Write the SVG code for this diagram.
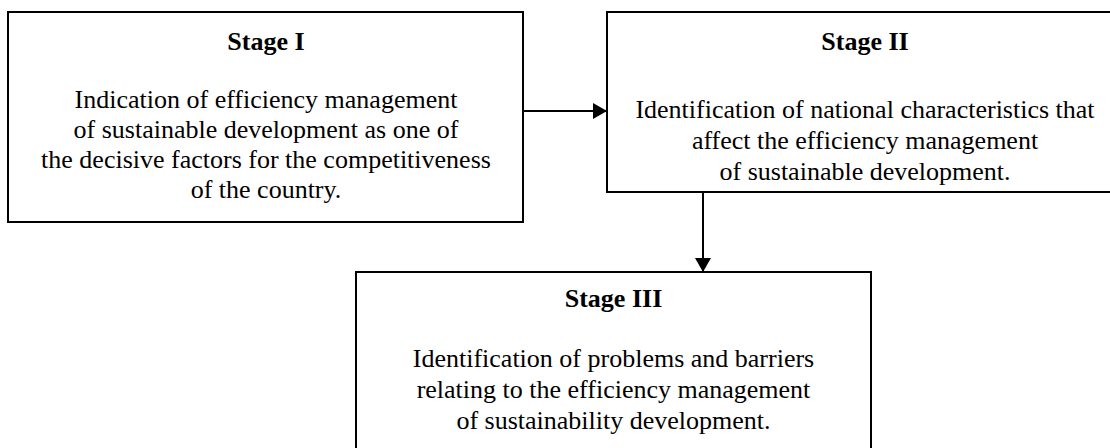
<svg xmlns="http://www.w3.org/2000/svg" width="1110" height="448" viewBox="0 0 1110 448">
<style>
.box{fill:#fff;stroke:#000;stroke-width:2}
.t{font-family:"Liberation Serif","Times New Roman",serif;font-size:26px;fill:#000;text-anchor:middle}
.h{font-weight:bold}
.c{stroke:#000;stroke-width:2;fill:none}
</style>
<defs>
<marker id="ah" markerUnits="userSpaceOnUse" viewBox="0 0 14 16" refX="14" refY="8" markerWidth="14" markerHeight="16" orient="auto">
<path d="M0,0 L14,8 L0,16 Z" fill="#000"/>
</marker>
</defs>
<g id="stage1">
<rect class="box" x="8" y="12" width="515" height="210"/>
<text class="t h" x="266" y="50">Stage I</text>
<text class="t" x="266" y="108">Indication of efficiency management</text>
<text class="t" x="266" y="138">of sustainable development as one of</text>
<text class="t" x="266" y="168">the decisive factors for the competitiveness</text>
<text class="t" x="266" y="198">of the country.</text>
</g>
<g id="stage2">
<rect class="box" x="607" y="12" width="516" height="180"/>
<text class="t h" x="865" y="50">Stage II</text>
<text class="t" x="865" y="118">Identification of national characteristics that</text>
<text class="t" x="865" y="149">affect the efficiency management</text>
<text class="t" x="865" y="180">of sustainable development.</text>
</g>
<g id="stage3">
<rect class="box" x="356" y="272" width="515" height="190"/>
<text class="t h" x="613.5" y="307">Stage III</text>
<text class="t" x="613.5" y="367">Identification of problems and barriers</text>
<text class="t" x="613.5" y="398">relating to the efficiency management</text>
<text class="t" x="613.5" y="429">of sustainability development.</text>
</g>
<g id="connectors">
<line class="c" x1="523" y1="111" x2="607" y2="111" marker-end="url(#ah)"/>
<line class="c" x1="703" y1="192" x2="703" y2="272" marker-end="url(#ah)"/>
</g>
</svg>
= = = = =
Leave out the pictures and give the listing above again exactly.

### Full answer
Write the SVG code for this diagram.
<svg xmlns="http://www.w3.org/2000/svg" width="1110" height="448" viewBox="0 0 1110 448">
<style>
.box{fill:#fff;stroke:#000;stroke-width:2}
.t{font-family:"Liberation Serif","Times New Roman",serif;font-size:26px;fill:#000;text-anchor:middle}
.h{font-weight:bold}
.c{stroke:#000;stroke-width:2;fill:none}
</style>
<defs>
<marker id="ah" markerUnits="userSpaceOnUse" viewBox="0 0 14 16" refX="14" refY="8" markerWidth="14" markerHeight="16" orient="auto">
<path d="M0,0 L14,8 L0,16 Z" fill="#000"/>
</marker>
</defs>
<g id="stage1">
<rect class="box" x="8" y="12" width="515" height="210"/>
<text class="t h" x="266" y="50">Stage I</text>
<text class="t" x="266" y="108">Indication of efficiency management</text>
<text class="t" x="266" y="138">of sustainable development as one of</text>
<text class="t" x="266" y="168">the decisive factors for the competitiveness</text>
<text class="t" x="266" y="198">of the country.</text>
</g>
<g id="stage2">
<rect class="box" x="607" y="12" width="516" height="180"/>
<text class="t h" x="865" y="50">Stage II</text>
<text class="t" x="865" y="118">Identification of national characteristics that</text>
<text class="t" x="865" y="149">affect the efficiency management</text>
<text class="t" x="865" y="180">of sustainable development.</text>
</g>
<g id="stage3">
<rect class="box" x="356" y="272" width="515" height="190"/>
<text class="t h" x="613.5" y="307">Stage III</text>
<text class="t" x="613.5" y="367">Identification of problems and barriers</text>
<text class="t" x="613.5" y="398">relating to the efficiency management</text>
<text class="t" x="613.5" y="429">of sustainability development.</text>
</g>
<g id="connectors">
<line class="c" x1="523" y1="111" x2="607" y2="111" marker-end="url(#ah)"/>
<line class="c" x1="703" y1="192" x2="703" y2="272" marker-end="url(#ah)"/>
</g>
</svg>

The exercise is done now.